Govt urged to increase AE contributions amid rise in pensioner poverty

Pension adequacy concerns have grown, after research from the Joseph Rowntree Foundation showed recent progress in pensioner poverty rates had “almost completely reversed” in 2021/22, with around 2.1 million pensioners in poverty.

The report, UK Poverty 2024, highlighted pensioner poverty as a “striking trend”, with rising rates of pensioner poverty seen over the past 10 years, after nearly two decades of decline.

Indeed, the report showed that while pensioner poverty fell in 2020/21, particularly among female pensioners, these reductions were almost completely reversed in 2021/22 when poverty rates rose back towards their pre-pandemic levels.

In particular, it revealed that the proportion of children in poverty rose by 2 percentage points to 29 per cent, while the proportion of pensioners in poverty rose 3 percentage points to 18 per cent.

The poverty rate for single pensioners was almost double that of couple pensioners, at 25 per cent compared to 14 per cent for couple pensioners.

Further increases in pensioner poverty could lie ahead, as separate research from WPI Economics previously, on behalf of the Centre for Social Policy Studies, found that the Autumn Budget measures, including cuts to National Insurance Contributions, while expected to reduce the overall number of people in poverty, will increase the number of pensioners in poverty by 10,000.

However, the Joseph Rowntree Foundation's report suggested that there are some reasons for optimism, pointing out that, at a minimum, the triple lock mechanism makes sure the value of the state pension keeps up with prices.

It also acknowledged that pensioner incomes are less affected by changes in the labour market, and more new pensioners will have some private pension provision because of the introduction of auto-enrolment into pension schemes.

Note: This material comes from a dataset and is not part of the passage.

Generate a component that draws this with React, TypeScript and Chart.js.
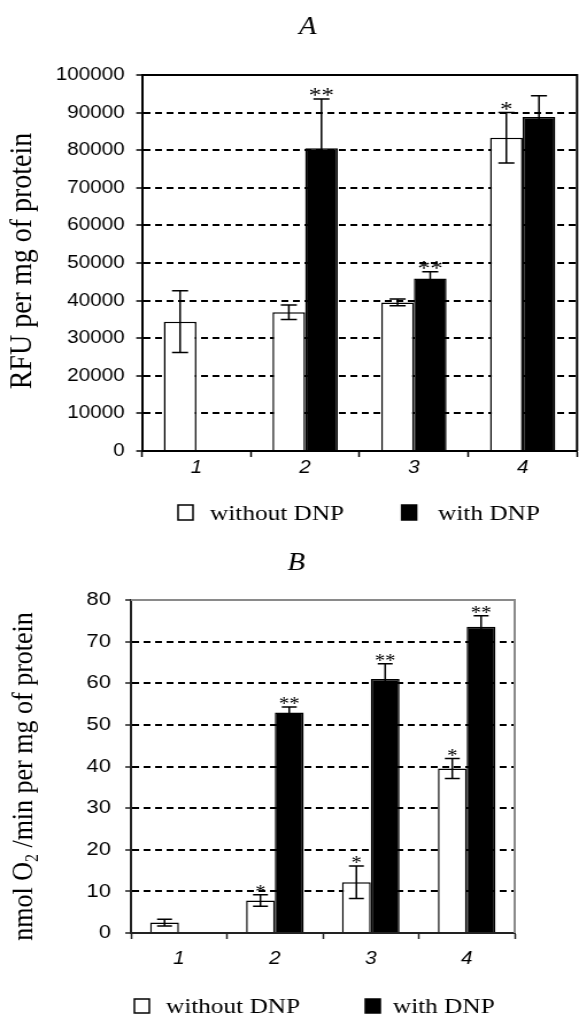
import React, { useEffect, useRef } from "react";
import { Chart, registerables } from "chart.js";

Chart.register(...registerables);

// ---------- data ----------
const categories = ["1", "2", "3", "4"];
const seriesLabels = ["without DNP", "with DNP"];

// Panel A: RFU per mg of protein
const rfuWithout: (number | null)[] = [34400, 36900, 39500, 83300];
const rfuWithoutErr: (number | null)[] = [8200, 1950, 900, 6700];
const rfuWith: (number | null)[] = [null, 80500, 45900, 88800];
const rfuWithErr: (number | null)[] = [null, 13100, 1800, 5700];
const rfuWithoutMarks = ["", "", "", "*"];
const rfuWithMarks = ["", "**", "**", ""];
const rfuMax = 100000;
const rfuStep = 10000;

// Panel B: nmol O2/min per mg of protein
const o2Without: (number | null)[] = [2.5, 7.8, 12.2, 39.5];
const o2WithoutErr: (number | null)[] = [0.8, 1.4, 3.9, 2.4];
const o2With: (number | null)[] = [null, 53, 61, 73.6];
const o2WithErr: (number | null)[] = [null, 1.3, 3.7, 2.6];
const o2WithoutMarks = ["", "*", "*", "*"];
const o2WithMarks = ["", "**", "**", "**"];
const o2Max = 80;
const o2Step = 10;

// ---------- layout / style ----------
const SANS = '"Liberation Sans", Arial, sans-serif';
const SERIF = '"Liberation Serif", "Times New Roman", serif';
const CANVAS_W = 504;
const STRETCH = 579 / CANVAS_W;

type Panel = {
  top: number;
  height: number;
  title: string;
  titleX: number;
  titleY: number;
  yTitle: { parts: { t: string; sub?: boolean }[]; x: number; y: number; size: number };
  values: (number | null)[][];
  errors: (number | null)[][];
  marks: string[][];
  max: number;
  step: number;
  area: { left: number; right: number; top: number; bottom: number };
  xScaleH: number;
  xPad: number;
  yPad: number;
  yFont: number;
  starSize: number;
  starOffset: number;
  cap: number;
  frameColor: string;
  axisColor: string;
  legend: { boxX: number; textX: number }[];
  legendBoxY: number;
  legendBoxH: number;
  legendBaseline: number;
};

const panelA: Panel = {
  top: 0,
  height: 535,
  title: "A",
  titleX: 268,
  titleY: 34,
  yTitle: { parts: [{ t: "RFU per mg of protein" }], x: 20, y: 261, size: 28 },
  values: [rfuWithout, rfuWith],
  errors: [rfuWithoutErr, rfuWithErr],
  marks: [rfuWithoutMarks, rfuWithMarks],
  max: rfuMax,
  step: rfuStep,
  area: { left: 123.6, right: 502.3, top: 75, bottom: 451 },
  xScaleH: 30,
  xPad: 0,
  yPad: 10,
  yFont: 18,
  starSize: 22,
  starOffset: 3,
  cap: 7,
  frameColor: "#000",
  axisColor: "#000",
  legend: [
    { boxX: 155, textX: 182.8 },
    { boxX: 349.6, textX: 381.3 },
  ],
  legendBoxY: 505,
  legendBoxH: 15,
  legendBaseline: 520,
};

const panelB: Panel = {
  top: 535,
  height: 481,
  title: "B",
  titleX: 258,
  titleY: 35,
  yTitle: {
    parts: [{ t: "nmol O" }, { t: "2", sub: true }, { t: " /min per mg of protein" }],
    x: 21,
    y: 241.5,
    size: 26,
  },
  values: [o2Without, o2With],
  errors: [o2WithoutErr, o2WithErr],
  marks: [o2WithoutMarks, o2WithMarks],
  max: o2Max,
  step: o2Step,
  area: { left: 114, right: 448, top: 65, bottom: 398 },
  xScaleH: 40,
  xPad: 9,
  yPad: 12.5,
  yFont: 19,
  starSize: 18,
  starOffset: 3,
  cap: 6.5,
  frameColor: "#8a8a8a",
  axisColor: "#222",
  legend: [
    { boxX: 117, textX: 144.5 },
    { boxX: 318, textX: 342 },
  ],
  legendBoxY: 464,
  legendBoxH: 14,
  legendBaseline: 478,
};

function buildConfig(p: Panel): any {
  const decor = {
    id: "decor",
    afterDatasetsDraw(chart: any) {
      const ctx = chart.ctx;
      const ys = chart.scales.y;
      chart.data.datasets.forEach((ds: any, di: number) => {
        const meta = chart.getDatasetMeta(di);
        meta.data.forEach((el: any, i: number) => {
          const v = ds.data[i];
          if (v == null) return;
          const e = p.errors[di][i] ?? 0;
          const yt = ys.getPixelForValue(v + e);
          const yb = ys.getPixelForValue(v - e);
          ctx.save();
          ctx.strokeStyle = "#000";
          ctx.lineWidth = 1.5;
          ctx.beginPath();
          ctx.moveTo(el.x, yt);
          ctx.lineTo(el.x, yb);
          ctx.moveTo(el.x - p.cap, yt);
          ctx.lineTo(el.x + p.cap, yt);
          ctx.moveTo(el.x - p.cap, yb);
          ctx.lineTo(el.x + p.cap, yb);
          ctx.stroke();
          const m = p.marks[di][i];
          if (m) {
            ctx.fillStyle = "#000";
            ctx.font = `${p.starSize}px ${SERIF}`;
            ctx.textAlign = "center";
            ctx.textBaseline = "alphabetic";
            ctx.fillText(m, el.x, yt + p.starOffset);
          }
          ctx.restore();
        });
      });
    },
    afterDraw(chart: any) {
      const ctx = chart.ctx;
      const a = chart.chartArea;
      ctx.save();
      // frame top & right
      ctx.strokeStyle = p.frameColor;
      ctx.lineWidth = 2;
      ctx.beginPath();
      ctx.moveTo(a.left, a.top);
      ctx.lineTo(a.right, a.top);
      ctx.lineTo(a.right, a.bottom);
      ctx.stroke();

      // panel title
      ctx.fillStyle = "#000";
      ctx.font = `italic 25px ${SERIF}`;
      ctx.textAlign = "center";
      ctx.textBaseline = "alphabetic";
      ctx.fillText(p.title, p.titleX, p.titleY);

      // y axis title (rotated)
      ctx.save();
      ctx.translate(p.yTitle.x, p.yTitle.y);
      ctx.rotate(-Math.PI / 2);
      ctx.textBaseline = "middle";
      ctx.textAlign = "left";
      const big = `${p.yTitle.size}px ${SERIF}`;
      const small = `${Math.round(p.yTitle.size * 0.6)}px ${SERIF}`;
      let total = 0;
      p.yTitle.parts.forEach((pt) => {
        ctx.font = pt.sub ? small : big;
        total += ctx.measureText(pt.t).width;
      });
      let cx = -total / 2;
      p.yTitle.parts.forEach((pt) => {
        ctx.font = pt.sub ? small : big;
        ctx.fillText(pt.t, cx, pt.sub ? p.yTitle.size * 0.3 : 0);
        cx += ctx.measureText(pt.t).width;
      });
      ctx.restore();

      // legend
      ctx.font = `22px ${SERIF}`;
      ctx.textAlign = "left";
      ctx.textBaseline = "alphabetic";
      chart.data.datasets.forEach((ds: any, i: number) => {
        const it = p.legend[i];
        ctx.fillStyle = ds.backgroundColor;
        ctx.fillRect(it.boxX, p.legendBoxY, 13, p.legendBoxH);
        ctx.strokeStyle = "#000";
        ctx.lineWidth = 1.5;
        ctx.strokeRect(it.boxX, p.legendBoxY, 13, p.legendBoxH);
        ctx.fillStyle = "#000";
        ctx.fillText(ds.label, it.textX, p.legendBaseline);
      });
      ctx.restore();
    },
  };

  return {
    type: "bar",
    data: {
      labels: categories,
      datasets: [
        {
          label: seriesLabels[0],
          data: p.values[0],
          backgroundColor: "#ffffff",
          borderColor: "#000000",
          borderWidth: 1.5,
          categoryPercentage: 0.6,
          barPercentage: 1.0,
        },
        {
          label: seriesLabels[1],
          data: p.values[1],
          backgroundColor: "#000000",
          borderColor: "#000000",
          borderWidth: 1.5,
          categoryPercentage: 0.6,
          barPercentage: 1.0,
        },
      ],
    },
    options: {
      responsive: false,
      animation: false,
      devicePixelRatio: 1,
      layout: {
        padding: {
          left: 0,
          right: CANVAS_W - p.area.right,
          top: p.area.top,
          bottom: p.height - p.area.bottom - p.xScaleH,
        },
      },
      plugins: {
        legend: { display: false },
        title: { display: false },
        tooltip: { enabled: false },
      },
      scales: {
        x: {
          afterFit: (s: any) => {
            s.height = p.xScaleH;
          },
          grid: {
            drawOnChartArea: false,
            drawTicks: true,
            tickLength: 6,
            tickColor: p.axisColor,
            tickWidth: 1.5,
            offset: true,
          },
          border: { display: true, color: p.axisColor, width: 2 },
          ticks: {
            color: "#000",
            padding: p.xPad,
            font: { family: SANS, size: 18, style: "italic" },
          },
        },
        y: {
          min: 0,
          max: p.max,
          afterFit: (s: any) => {
            s.width = p.area.left;
          },
          ticks: {
            stepSize: p.step,
            color: "#000",
            padding: p.yPad,
            font: { family: SANS, size: p.yFont },
            callback: (v: any) => String(v),
          },
          grid: {
            color: (c: any) =>
              c.tick && (c.tick.value === p.max || c.tick.value === 0) ? "rgba(0,0,0,0)" : "#000",
            lineWidth: 2,
            tickLength: 5,
            tickColor: p.axisColor,
            tickWidth: 1.5,
          },
          border: { display: true, color: p.axisColor, width: 2, dash: [6, 4] },
        },
      },
    },
    plugins: [decor],
  };
}

function ChartPanel({ p }: { p: Panel }) {
  const ref = useRef<HTMLCanvasElement | null>(null);
  useEffect(() => {
    if (!ref.current) return;
    const chart = new Chart(ref.current, buildConfig(p));
    return () => chart.destroy();
  }, [p]);
  return (
    <div
      style={{
        position: "absolute",
        left: 0,
        top: p.top,
        width: CANVAS_W,
        height: p.height,
        transform: `scaleX(${STRETCH})`,
        transformOrigin: "0 0",
      }}
    >
      <canvas ref={ref} width={CANVAS_W} height={p.height} />
    </div>
  );
}

export default function App() {
  return (
    <div
      style={{
        position: "absolute",
        left: 0,
        top: 0,
        width: 579,
        height: 1016,
        background: "#fff",
        overflow: "hidden",
      }}
    >
      <ChartPanel p={panelA} />
      <ChartPanel p={panelB} />
    </div>
  );
}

However, it argued that the shift from defined benefit (DB) to defined contribution (DC) pension schemes will result in more risk and volatility in occupational pensions in retirement, while lower homeownership will mean more pension-age people need to cover the costs of private rental accommodation over the coming years.

The rising levels of inactivity among people in their 50s and 60s since the Covid-19 pandemic are also concerning, according to the foundation, with people often underestimating their life expectancy after retirement and how long a period their retirement income needs to cover.

Given these concerns, the foundation emphasised the need to put future pension provision on a more secure footing by raising minimum contribution rates and establishing good options for people to use their savings pot to provide a secure standard of living in retirement

Beyond all of this, however, it argued that a vision for reducing poverty in the broadest sense is needed, to ensure everyone can afford the essentials.

Commenting in the foreword, JRF group chief executive, Paul Kissack, stated: “In short, poverty in the UK is deepening. The deeper we look, the faster it is rising. People in poverty are moving further and further below the poverty line…

“This is a story of moral and fiscal irresponsibility. And it is a story we must change… 2024 will be a year of important choices, the consequences of which could last far into the future as the nation goes to the polls.

“Political parties in the UK will set out what they stand for and the sort of country they wish to help shape.

“Any party serious about governing must be both practical and ambitious if we are to turn the tide of deepening poverty of the past 25 years.”